Geregelt werden muss dann auch, wer das Vermögen des Letztverster-benden erhalten soll, denn es existieren durch diese Konstruktion zwei verschiedene Vermögensmassen, die unterschiedlich vererbt und auch unterschiedlich besteuert werden.
Ferner muss geregelt werden, ob der Vorerbe von den Beschränkungen des Gesetzes befreit werden soll oder nicht.
Wird er befreit, darf er mit Ausnahme von unentgeltlichen Verfügungen, das ihm im Wege der Vorerbfolge zugewendete Vermögen seines Ehegatten voll verbrauchen. Die Nacherben erhalten dann nur noch das, was letztlich aus dem Nachlass des Erstverstorbenen übriggeblieben ist.
Schließlich gibt es noch die sog.
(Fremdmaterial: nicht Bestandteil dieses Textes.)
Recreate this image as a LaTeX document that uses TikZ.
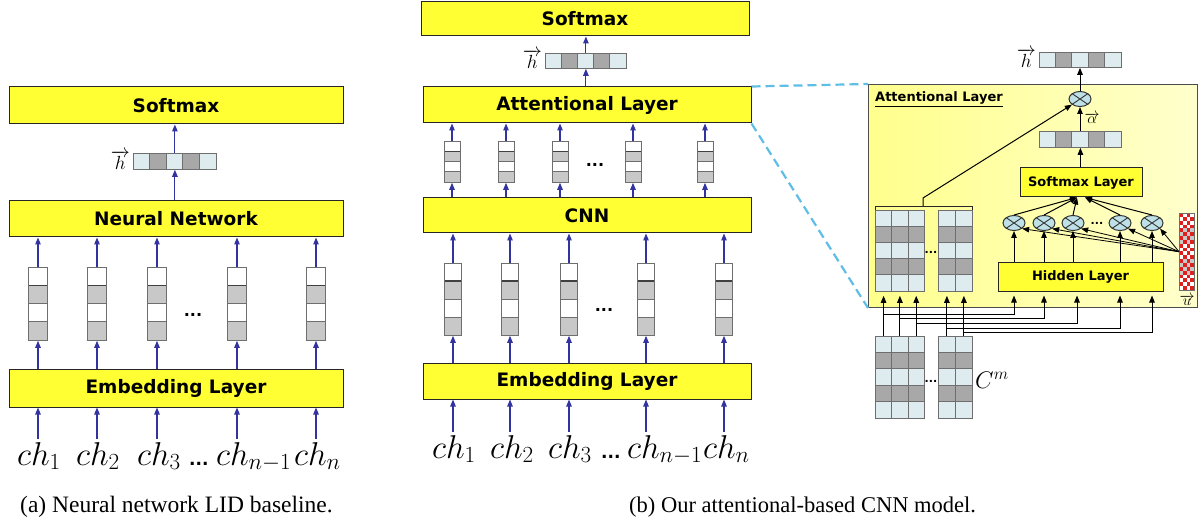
\RequirePackage{fix-cm}
\documentclass[tikz,border=0pt]{standalone}
\usepackage{fontspec}
\setmainfont{Liberation Serif}
\newfontfamily\vfont{DejaVu Sans}
\usetikzlibrary{arrows.meta,shapes.geometric,calc}
\definecolor{ybox}{RGB}{255,255,51}
\definecolor{barrow}{RGB}{51,51,160}
\definecolor{cgray}{RGB}{200,200,200}
\definecolor{cline}{RGB}{110,110,110}
\definecolor{hlt}{RGB}{222,236,240}
\definecolor{hdk}{RGB}{168,168,168}
\definecolor{dblue}{RGB}{95,190,230}
\definecolor{ured}{RGB}{225,30,30}
\definecolor{oblue}{RGB}{190,225,232}
\definecolor{panL}{RGB}{255,255,140}
\definecolor{panR}{RGB}{255,255,205}

\tikzset{
 layerbox/.style={draw=black!85, line width=1pt, fill=ybox, inner sep=0pt, font=\vfont\bfseries\fontsize{18.5}{20}\selectfont},
 smallbox/.style={layerbox, font=\vfont\bfseries\fontsize{13}{15}\selectfont},
 barr/.style={draw=barrow, line width=1.1pt, -{Triangle[length=7pt,width=5.5pt]}},
 karr/.style={draw=black, line width=1pt, -{Triangle[length=7pt,width=5.5pt]}},
 kline/.style={draw=black!85, line width=0.9pt},
 cellln/.style={draw=cline, line width=0.8pt},
 otim/.style={ellipse, draw=black!80, line width=1pt, fill=oblue, minimum width=22pt, minimum height=15pt, inner sep=0pt,
   path picture={\draw[black!80,line width=0.9pt] (path picture bounding box.north west)--(path picture bounding box.south east) (path picture bounding box.south west)--(path picture bounding box.north east);}},
 chlab/.style={inner sep=3pt, anchor=base west, font=\fontsize{33}{35}\selectfont},
 hlab/.style={inner sep=0pt, anchor=base east, font=\fontsize{19}{21}\selectfont},
 dotlab/.style={inner sep=0pt, anchor=base, font=\vfont\bfseries\fontsize{16}{18}\selectfont},
 captxt/.style={anchor=base west, inner sep=0pt, font=\fontsize{22.5}{24}\selectfont},
 dashblue/.style={draw=dblue, line width=2.2pt, dash pattern=on 9pt off 5pt},
}

% vertical 4-cell vector: name, center x, top y, width, cell height
\newcommand\cvec[5]{%
  \fill[white] ({#2-#4/2},#3) rectangle ({#2+#4/2},{#3+4*#5});
  \fill[cgray] ({#2-#4/2},{#3+#5}) rectangle ({#2+#4/2},{#3+2*#5});
  \fill[cgray] ({#2-#4/2},{#3+3*#5}) rectangle ({#2+#4/2},{#3+4*#5});
  \draw[cellln] ({#2-#4/2},{#3+2*#5}) -- ({#2+#4/2},{#3+2*#5}) ({#2-#4/2},{#3+3*#5}) -- ({#2+#4/2},{#3+3*#5});
  \draw[draw=black!75, line width=1.1pt] ({#2-#4/2},{#3+#5}) -- ({#2+#4/2},{#3+#5});
  \pgfmathsetmacro\vh{4*#5}
  \node[draw=cline, line width=0.8pt, inner sep=0pt, minimum width=#4pt, minimum height=\vh pt, anchor=north] (#1) at (#2,#3) {};
}
% horizontal 5-cell vector: name, left x, top y, cell width, height
\newcommand\hvec[5]{%
  \foreach \kk in {0,...,4}{\ifodd\kk \def\cc{hdk}\else\def\cc{hlt}\fi
     \fill[\cc] ({#2+\kk*#4},#3) rectangle ({#2+(\kk+1)*#4},{#3+#5});}
  \foreach \kk in {1,...,4}{\draw[cellln] ({#2+\kk*#4},#3) -- ({#2+\kk*#4},{#3+#5});}
  \pgfmathsetmacro\vw{5*#4}
  \node[draw=cline, line width=0.8pt, inner sep=0pt, minimum width=\vw pt, minimum height=#5pt, anchor=north west] (#1) at (#2,#3) {};
}
% vertical 5-cell matrix column: name, left x, top y, cell width, cell height
\newcommand\mcol[5]{%
  \foreach \kk in {0,...,4}{\ifodd\kk \def\cc{hdk}\else\def\cc{hlt}\fi
     \fill[\cc] (#2,{#3+\kk*#5}) rectangle ({#2+#4},{#3+(\kk+1)*#5});}
  \foreach \kk in {1,...,4}{\draw[cellln] (#2,{#3+\kk*#5}) -- ({#2+#4},{#3+\kk*#5});}
  \pgfmathsetmacro\vh{5*#5}
  \node[draw=cline, line width=0.8pt, inner sep=0pt, minimum width=#4pt, minimum height=\vh pt, anchor=north west] (#1) at (#2,#3) {};
}

\begin{document}
\begin{tikzpicture}[x=1pt,y=-1pt]
\useasboundingbox (0,0) rectangle (1204,529);

%% ---------------- (a) left panel ----------------
\node[layerbox, minimum width=334pt, minimum height=37pt] (sm1) at (176,105.5) {Softmax};
\node[layerbox, minimum width=334pt, minimum height=36pt] (nn1) at (176,219) {Neural Network};
\node[layerbox, minimum width=334pt, minimum height=38pt] (emb1) at (176,388) {Embedding Layer};
\hvec{h1}{133}{153}{16.6}{16}
\node[hlab] (h1l) at ([xshift=-3pt]h1.south west) {$\overrightarrow{h}$};
\draw[barr] (nn1.north -| h1.south) -- (h1.south);
\draw[barr] (h1.north) -- (sm1.south -| h1.north);
\foreach \n/\x in {a/38,b/97,c/157,d/237,e/316}{
  \cvec{lv\n}{\x}{267}{19}{18.25}
  \draw[barr] (lv\n.north) -- (nn1.south -| lv\n.north);
  \draw[barr] (emb1.north -| lv\n.south) -- (lv\n.south);
}
\node[dotlab] (ldots) at (193,316) {...};
\node[chlab] (cha1) at (14,465) {$ch_1$};
\node[chlab] (cha2) at (73,465) {$ch_2$};
\node[chlab] (cha3) at (134,465) {$ch_3$};
\node[dotlab, anchor=base west, font=\vfont\bfseries\fontsize{17}{19}\selectfont] (chad) at (189,465) {...};
\node[chlab] (cha4) at (213,465) {$ch_{n-1}$};
\node[chlab] (cha5) at (291,465) {$ch_n$};
\draw[barr] (cha1.north -| lva.south) -- (emb1.south -| lva.south);
\draw[barr] (cha2.north -| lvb.south) -- (emb1.south -| lvb.south);
\draw[barr] (cha3.north -| lvc.south) -- (emb1.south -| lvc.south);
\draw[barr] (cha4.north -| lvd.south) -- (emb1.south -| lvd.south);
\draw[barr] (cha5.north -| lve.south) -- (emb1.south -| lve.south);
\node[captxt, font=\fontsize{23.5}{25}\selectfont] (capa) at (20,512) {(a) Neural network LID baseline.};

%% ---------------- (b) middle panel ----------------
\node[layerbox, minimum width=328pt, minimum height=34pt] (sm2) at (585,19) {Softmax};
\hvec{h2}{545}{53}{16.2}{15}
\node[hlab] (h2l) at ([xshift=-3pt]h2.south west) {$\overrightarrow{h}$};
\node[layerbox, minimum width=328pt, minimum height=36pt] (attn) at (587,105) {Attentional Layer};
\node[layerbox, minimum width=328pt, minimum height=35pt] (cnn) at (587,215.5) {CNN};
\node[layerbox, minimum width=328pt, minimum height=36pt] (emb2) at (587,381) {Embedding Layer};
\draw[barr] (attn.north -| h2.south) -- (h2.south);
\draw[barr] (h2.north) -- (sm2.south -| h2.north);
\foreach \n/\x in {a/452,b/506,c/560,d/633,e/705}{
  \cvec{sv\n}{\x}{141}{16}{10.25}
  \draw[barr] (sv\n.north) -- (attn.south -| sv\n.north);
  \draw[barr] (cnn.north -| sv\n.south) -- (sv\n.south);
}
\node[dotlab] (sdots) at (595,167) {...};
\foreach \n/\x in {a/453,b/510,c/569,d/646,e/724}{
  \cvec{mv\n}{\x}{263}{17}{18}
  \draw[barr] (mv\n.north) -- (cnn.south -| mv\n.north);
  \draw[barr] (emb2.north -| mv\n.south) -- (mv\n.south);
}
\node[dotlab] (mdots) at (604,311) {...};
\node[chlab] (chb1) at (429,458) {$ch_1$};
\node[chlab] (chb2) at (487,458) {$ch_2$};
\node[chlab] (chb3) at (545,458) {$ch_3$};
\node[dotlab, anchor=base west, font=\vfont\bfseries\fontsize{17}{19}\selectfont] (chbd) at (601,458) {...};
\node[chlab] (chb4) at (624,458) {$ch_{n-1}$};
\node[chlab] (chb5) at (700,458) {$ch_n$};
\draw[barr] (chb1.north -| mva.south) -- (emb2.south -| mva.south);
\draw[barr] (chb2.north -| mvb.south) -- (emb2.south -| mvb.south);
\draw[barr] (chb3.north -| mvc.south) -- (emb2.south -| mvc.south);
\draw[barr] (chb4.north -| mvd.south) -- (emb2.south -| mvd.south);
\draw[barr] (chb5.north -| mve.south) -- (emb2.south -| mve.south);
\node[captxt] (capb) at (629,512) {(b) Our attentional-based CNN model.};

%% ---------------- right panel ----------------
\node[draw=black!70, line width=1pt, left color=panL, right color=panR, minimum width=329pt, minimum height=223pt, inner sep=0pt, anchor=north west] (rbox) at (868,84) {};
\draw[dashblue] (attn.north east) -- (rbox.north west);
\draw[dashblue] (attn.south east) -- (rbox.south west);
\node[anchor=base west, inner sep=0pt, font=\vfont\bfseries\fontsize{13}{15}\selectfont] (rtitle) at (875,102) {\underline{Attentional Layer}};

\hvec{hr}{1039}{52}{16.4}{15}
\node[hlab] (hrl) at ([xshift=-3pt]hr.south west) {$\overrightarrow{h}$};
\node[otim] (otop) at (1080,99) {};
\hvec{al}{1039}{131}{16.4}{16}
\node[inner sep=0pt, font=\fontsize{15}{17}\selectfont] (all) at (1092,118) {$\overrightarrow{\alpha}$};
\node[smallbox, minimum width=122pt, minimum height=29pt] (sml) at (1081,182.5) {Softmax Layer};
\node[smallbox, minimum width=165pt, minimum height=28pt] (hid) at (1080.5,277) {Hidden Layer};
\draw[karr] (otop.north) -- (hr.south -| otop.north);
\draw[karr] (al.north -| otop.south) -- (otop.south);
\draw[karr] (sml.north -| al.south) -- (al.south);

% upper matrix
\mcol{um1}{875}{210}{16.33}{16.2}
\mcol{um2}{891.33}{210}{16.33}{16.2}
\mcol{um3}{907.67}{210}{16.33}{16.2}
\mcol{um4}{938}{210}{17}{16.2}
\mcol{um5}{955}{210}{17}{16.2}
\node[dotlab, font=\vfont\bfseries\fontsize{11}{13}\selectfont] (umd) at (931,254) {...};
% bracket
\draw[kline] (um1.north west) -- ++(0,-4) -| (um5.north east);
\coordinate (brm) at (923,206);
\draw[karr] (brm) -- ++(0,-8) -- (otop.south west);

% circles
\node[otim] (o1) at (1014,223) {};
\node[otim] (o2) at (1044,223) {};
\node[otim] (o3) at (1073,223) {};
\node[otim] (o4) at (1120,223) {};
\node[otim] (o5) at (1152,223) {};
\node[dotlab, font=\vfont\bfseries\fontsize{11}{13}\selectfont] (od) at (1097,225) {...};
\foreach \k in {1,2,3,4,5}{
  \draw[karr] (hid.north -| o\k.south) -- (o\k.south);
}
\draw[karr] (o1.north) -- ([xshift=-4pt]sml.south);
\draw[karr] (o2.north) -- ([xshift=-4pt]sml.south);
\draw[karr] (o3.north) -- ([xshift=-4pt]sml.south);
\draw[karr] (o4.north) -- ([xshift=4pt]sml.south);
\draw[karr] (o5.north) -- ([xshift=4pt]sml.south);

% u vector
\node[inner sep=0pt, minimum width=15pt, minimum height=77pt, anchor=north west] (u) at (1179,213) {};
\foreach \s in {0,...,4}{\ifodd\s \def\cc{cgray}\else\def\cc{white}\fi
  \fill[\cc] (1179,{213+\s*15.4}) rectangle (1194,{213+(\s+1)*15.4});}
\foreach \r in {0,...,19}{\foreach \c in {0,...,3}{%
  \ifodd\numexpr\r+\c\relax\else\fill[ured] ({1179+\c*3.75},{213+\r*3.85}) rectangle ++(3.75,3.85);\fi}}
\draw[cline, line width=0.6pt] (u.north west) rectangle (u.south east);
\node[inner sep=0pt, font=\fontsize{15}{17}\selectfont] (ul) at (1187,300) {$\overrightarrow{u}$};
\foreach \k in {1,2,3,4,5}{
  \draw[karr, line width=0.8pt] (u.west) -- (o\k.south east);
}

% lower matrix C^m
\mcol{dm1}{875}{336}{16.33}{16.4}
\mcol{dm2}{891.33}{336}{16.33}{16.4}
\mcol{dm3}{907.67}{336}{16.33}{16.4}
\mcol{dm4}{938}{336}{17}{16.4}
\mcol{dm5}{955}{336}{17}{16.4}
\node[dotlab, font=\vfont\bfseries\fontsize{11}{13}\selectfont] (dmd) at (931,382) {...};
\node[anchor=west, inner sep=0pt, font=\fontsize{24}{26}\selectfont] (cm) at (975,380) {$C^m$};

\foreach \k in {1,...,5}{
  \draw[karr, shorten >=4pt] (dm\k.north) -- (um\k.south);
}
\draw[karr, shorten >=4pt] (dm1.north) -- ++(0,-22) -| (hid.south -| o1.south);
\draw[karr, shorten >=4pt] (dm2.north) -- ++(0,-18) -| (hid.south -| o2.south);
\draw[karr, shorten >=4pt] (dm3.north) -- ++(0,-13) -| ([xshift=4pt]hid.south -| o3.south);
\draw[karr, shorten >=4pt] (dm4.north) -- ++(0,-8) -| (hid.south -| o4.south);
\draw[karr, shorten >=4pt] (dm5.north) -- ++(0,-4) -| (hid.south -| o5.south);
\end{tikzpicture}
\end{document}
Nießbrauchslösung, bei welcher bereits nach dem Tod des ersten Ehegatten Dritte, zum Beispiel die gemeinsamen Kinder, als Erben des zuerst Versterbenden eingesetzt werden, der überlebende Ehegatte aber ein Nießbrauchsrecht am gesamten oder an Teilen des Nachlasses des Erstversterbenden erhält.
Wichtig zu wissen ist, dass die in einem gemeinschaftlichen Testament getroffenen Verfügungen dann wechselbezüglich sind, wenn anzunehmen ist, dass die Verfügung des einen Ehegatten nicht ohne die Verfügung des anderen getroffen worden wäre.
Regeln die Ehegatten diesbezüglich nichts, kommt eine gesetzliche Auslegungsregel zum Tragen, über die im Zweifel Streit aufkommen kann.
Um dieses zu vermeiden, sollte immer klar formuliert werden, welche der getroffenen Verfügungen der Ehegatten wechselbezüglich sein sollen und welche nicht, bzw. inwieweit der länger lebende Ehegatte das Testament nach dem Tod des anderen noch abändern darf oder nicht.